§ **Exercise prompt**: Leave out the pictures, then reproduce the rest of the material exactly.

----

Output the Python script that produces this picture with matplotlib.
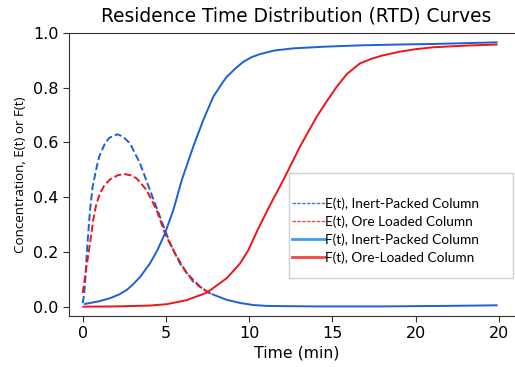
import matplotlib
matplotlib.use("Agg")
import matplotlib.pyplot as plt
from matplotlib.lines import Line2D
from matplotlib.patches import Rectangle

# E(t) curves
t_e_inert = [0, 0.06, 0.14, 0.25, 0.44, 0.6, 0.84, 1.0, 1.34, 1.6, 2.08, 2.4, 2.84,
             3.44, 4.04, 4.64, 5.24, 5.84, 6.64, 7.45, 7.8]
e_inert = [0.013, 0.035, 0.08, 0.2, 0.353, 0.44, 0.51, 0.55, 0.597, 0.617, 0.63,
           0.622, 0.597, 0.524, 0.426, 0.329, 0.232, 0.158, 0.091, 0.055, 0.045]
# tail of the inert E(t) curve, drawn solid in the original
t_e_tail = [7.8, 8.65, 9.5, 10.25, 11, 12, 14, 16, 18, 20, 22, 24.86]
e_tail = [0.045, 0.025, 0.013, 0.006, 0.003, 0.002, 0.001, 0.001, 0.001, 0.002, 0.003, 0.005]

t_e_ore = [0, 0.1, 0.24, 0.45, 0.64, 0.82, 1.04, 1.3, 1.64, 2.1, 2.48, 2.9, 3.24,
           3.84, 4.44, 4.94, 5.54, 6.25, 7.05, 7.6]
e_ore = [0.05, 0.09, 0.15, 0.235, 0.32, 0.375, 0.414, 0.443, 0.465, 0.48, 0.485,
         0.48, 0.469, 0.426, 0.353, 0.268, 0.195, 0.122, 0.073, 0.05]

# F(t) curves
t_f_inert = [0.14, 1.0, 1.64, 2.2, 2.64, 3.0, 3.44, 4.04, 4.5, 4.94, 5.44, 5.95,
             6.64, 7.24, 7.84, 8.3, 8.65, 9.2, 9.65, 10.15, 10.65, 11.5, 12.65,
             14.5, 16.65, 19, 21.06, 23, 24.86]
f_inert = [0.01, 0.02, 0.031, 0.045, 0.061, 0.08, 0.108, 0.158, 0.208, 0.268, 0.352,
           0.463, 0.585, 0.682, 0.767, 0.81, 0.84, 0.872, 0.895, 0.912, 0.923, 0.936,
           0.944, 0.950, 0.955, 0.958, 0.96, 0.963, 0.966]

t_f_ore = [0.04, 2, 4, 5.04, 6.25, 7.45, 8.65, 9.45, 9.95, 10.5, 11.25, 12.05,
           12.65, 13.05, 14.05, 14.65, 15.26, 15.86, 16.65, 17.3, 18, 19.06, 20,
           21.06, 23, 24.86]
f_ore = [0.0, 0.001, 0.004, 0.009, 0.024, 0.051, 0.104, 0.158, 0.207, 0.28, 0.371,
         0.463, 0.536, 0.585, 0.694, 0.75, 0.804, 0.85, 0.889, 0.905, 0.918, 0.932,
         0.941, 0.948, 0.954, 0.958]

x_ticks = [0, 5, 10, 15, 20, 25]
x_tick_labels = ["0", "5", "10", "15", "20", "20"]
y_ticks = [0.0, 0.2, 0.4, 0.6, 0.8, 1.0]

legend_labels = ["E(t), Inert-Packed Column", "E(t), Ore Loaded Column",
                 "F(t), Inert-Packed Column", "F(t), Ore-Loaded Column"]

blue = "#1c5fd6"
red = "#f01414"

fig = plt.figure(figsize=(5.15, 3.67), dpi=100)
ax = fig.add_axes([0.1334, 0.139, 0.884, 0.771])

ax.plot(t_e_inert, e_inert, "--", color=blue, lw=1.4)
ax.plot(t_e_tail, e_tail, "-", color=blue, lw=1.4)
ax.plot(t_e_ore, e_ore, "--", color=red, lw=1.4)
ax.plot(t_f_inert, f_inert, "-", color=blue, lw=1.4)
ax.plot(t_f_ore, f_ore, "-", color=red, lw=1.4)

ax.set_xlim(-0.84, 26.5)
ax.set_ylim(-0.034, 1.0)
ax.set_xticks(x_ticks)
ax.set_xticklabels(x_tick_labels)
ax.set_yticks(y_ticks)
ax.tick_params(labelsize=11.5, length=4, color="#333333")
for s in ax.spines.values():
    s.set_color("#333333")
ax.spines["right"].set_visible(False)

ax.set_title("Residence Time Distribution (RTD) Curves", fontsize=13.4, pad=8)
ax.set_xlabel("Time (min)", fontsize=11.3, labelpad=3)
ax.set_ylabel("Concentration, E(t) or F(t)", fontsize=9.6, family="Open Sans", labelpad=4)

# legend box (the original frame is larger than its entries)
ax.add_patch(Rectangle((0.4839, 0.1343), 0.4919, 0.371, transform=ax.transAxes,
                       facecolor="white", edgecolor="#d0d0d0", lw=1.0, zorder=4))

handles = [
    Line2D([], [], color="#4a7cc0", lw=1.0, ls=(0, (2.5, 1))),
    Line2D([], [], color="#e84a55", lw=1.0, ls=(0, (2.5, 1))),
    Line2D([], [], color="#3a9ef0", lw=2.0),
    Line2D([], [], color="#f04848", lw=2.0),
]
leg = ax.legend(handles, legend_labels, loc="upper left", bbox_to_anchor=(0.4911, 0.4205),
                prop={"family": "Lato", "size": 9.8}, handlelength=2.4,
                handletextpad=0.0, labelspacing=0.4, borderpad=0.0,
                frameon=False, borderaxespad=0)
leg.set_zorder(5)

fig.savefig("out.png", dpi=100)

----

§ **Output below**:
Output the Python script that produces this picture with matplotlib.
import matplotlib
matplotlib.use("Agg")
import matplotlib.pyplot as plt
from matplotlib.lines import Line2D
from matplotlib.patches import Rectangle

# E(t) curves
t_e_inert = [0, 0.06, 0.14, 0.25, 0.44, 0.6, 0.84, 1.0, 1.34, 1.6, 2.08, 2.4, 2.84,
             3.44, 4.04, 4.64, 5.24, 5.84, 6.64, 7.45, 7.8]
e_inert = [0.013, 0.035, 0.08, 0.2, 0.353, 0.44, 0.51, 0.55, 0.597, 0.617, 0.63,
           0.622, 0.597, 0.524, 0.426, 0.329, 0.232, 0.158, 0.091, 0.055, 0.045]
# tail of the inert E(t) curve, drawn solid in the original
t_e_tail = [7.8, 8.65, 9.5, 10.25, 11, 12, 14, 16, 18, 20, 22, 24.86]
e_tail = [0.045, 0.025, 0.013, 0.006, 0.003, 0.002, 0.001, 0.001, 0.001, 0.002, 0.003, 0.005]

t_e_ore = [0, 0.1, 0.24, 0.45, 0.64, 0.82, 1.04, 1.3, 1.64, 2.1, 2.48, 2.9, 3.24,
           3.84, 4.44, 4.94, 5.54, 6.25, 7.05, 7.6]
e_ore = [0.05, 0.09, 0.15, 0.235, 0.32, 0.375, 0.414, 0.443, 0.465, 0.48, 0.485,
         0.48, 0.469, 0.426, 0.353, 0.268, 0.195, 0.122, 0.073, 0.05]

# F(t) curves
t_f_inert = [0.14, 1.0, 1.64, 2.2, 2.64, 3.0, 3.44, 4.04, 4.5, 4.94, 5.44, 5.95,
             6.64, 7.24, 7.84, 8.3, 8.65, 9.2, 9.65, 10.15, 10.65, 11.5, 12.65,
             14.5, 16.65, 19, 21.06, 23, 24.86]
f_inert = [0.01, 0.02, 0.031, 0.045, 0.061, 0.08, 0.108, 0.158, 0.208, 0.268, 0.352,
           0.463, 0.585, 0.682, 0.767, 0.81, 0.84, 0.872, 0.895, 0.912, 0.923, 0.936,
           0.944, 0.950, 0.955, 0.958, 0.96, 0.963, 0.966]

t_f_ore = [0.04, 2, 4, 5.04, 6.25, 7.45, 8.65, 9.45, 9.95, 10.5, 11.25, 12.05,
           12.65, 13.05, 14.05, 14.65, 15.26, 15.86, 16.65, 17.3, 18, 19.06, 20,
           21.06, 23, 24.86]
f_ore = [0.0, 0.001, 0.004, 0.009, 0.024, 0.051, 0.104, 0.158, 0.207, 0.28, 0.371,
         0.463, 0.536, 0.585, 0.694, 0.75, 0.804, 0.85, 0.889, 0.905, 0.918, 0.932,
         0.941, 0.948, 0.954, 0.958]

x_ticks = [0, 5, 10, 15, 20, 25]
x_tick_labels = ["0", "5", "10", "15", "20", "20"]
y_ticks = [0.0, 0.2, 0.4, 0.6, 0.8, 1.0]

legend_labels = ["E(t), Inert-Packed Column", "E(t), Ore Loaded Column",
                 "F(t), Inert-Packed Column", "F(t), Ore-Loaded Column"]

blue = "#1c5fd6"
red = "#f01414"

fig = plt.figure(figsize=(5.15, 3.67), dpi=100)
ax = fig.add_axes([0.1334, 0.139, 0.884, 0.771])

ax.plot(t_e_inert, e_inert, "--", color=blue, lw=1.4)
ax.plot(t_e_tail, e_tail, "-", color=blue, lw=1.4)
ax.plot(t_e_ore, e_ore, "--", color=red, lw=1.4)
ax.plot(t_f_inert, f_inert, "-", color=blue, lw=1.4)
ax.plot(t_f_ore, f_ore, "-", color=red, lw=1.4)

ax.set_xlim(-0.84, 26.5)
ax.set_ylim(-0.034, 1.0)
ax.set_xticks(x_ticks)
ax.set_xticklabels(x_tick_labels)
ax.set_yticks(y_ticks)
ax.tick_params(labelsize=11.5, length=4, color="#333333")
for s in ax.spines.values():
    s.set_color("#333333")
ax.spines["right"].set_visible(False)

ax.set_title("Residence Time Distribution (RTD) Curves", fontsize=13.4, pad=8)
ax.set_xlabel("Time (min)", fontsize=11.3, labelpad=3)
ax.set_ylabel("Concentration, E(t) or F(t)", fontsize=9.6, family="Open Sans", labelpad=4)

# legend box (the original frame is larger than its entries)
ax.add_patch(Rectangle((0.4839, 0.1343), 0.4919, 0.371, transform=ax.transAxes,
                       facecolor="white", edgecolor="#d0d0d0", lw=1.0, zorder=4))

handles = [
    Line2D([], [], color="#4a7cc0", lw=1.0, ls=(0, (2.5, 1))),
    Line2D([], [], color="#e84a55", lw=1.0, ls=(0, (2.5, 1))),
    Line2D([], [], color="#3a9ef0", lw=2.0),
    Line2D([], [], color="#f04848", lw=2.0),
]
leg = ax.legend(handles, legend_labels, loc="upper left", bbox_to_anchor=(0.4911, 0.4205),
                prop={"family": "Lato", "size": 9.8}, handlelength=2.4,
                handletextpad=0.0, labelspacing=0.4, borderpad=0.0,
                frameon=False, borderaxespad=0)
leg.set_zorder(5)

fig.savefig("out.png", dpi=100)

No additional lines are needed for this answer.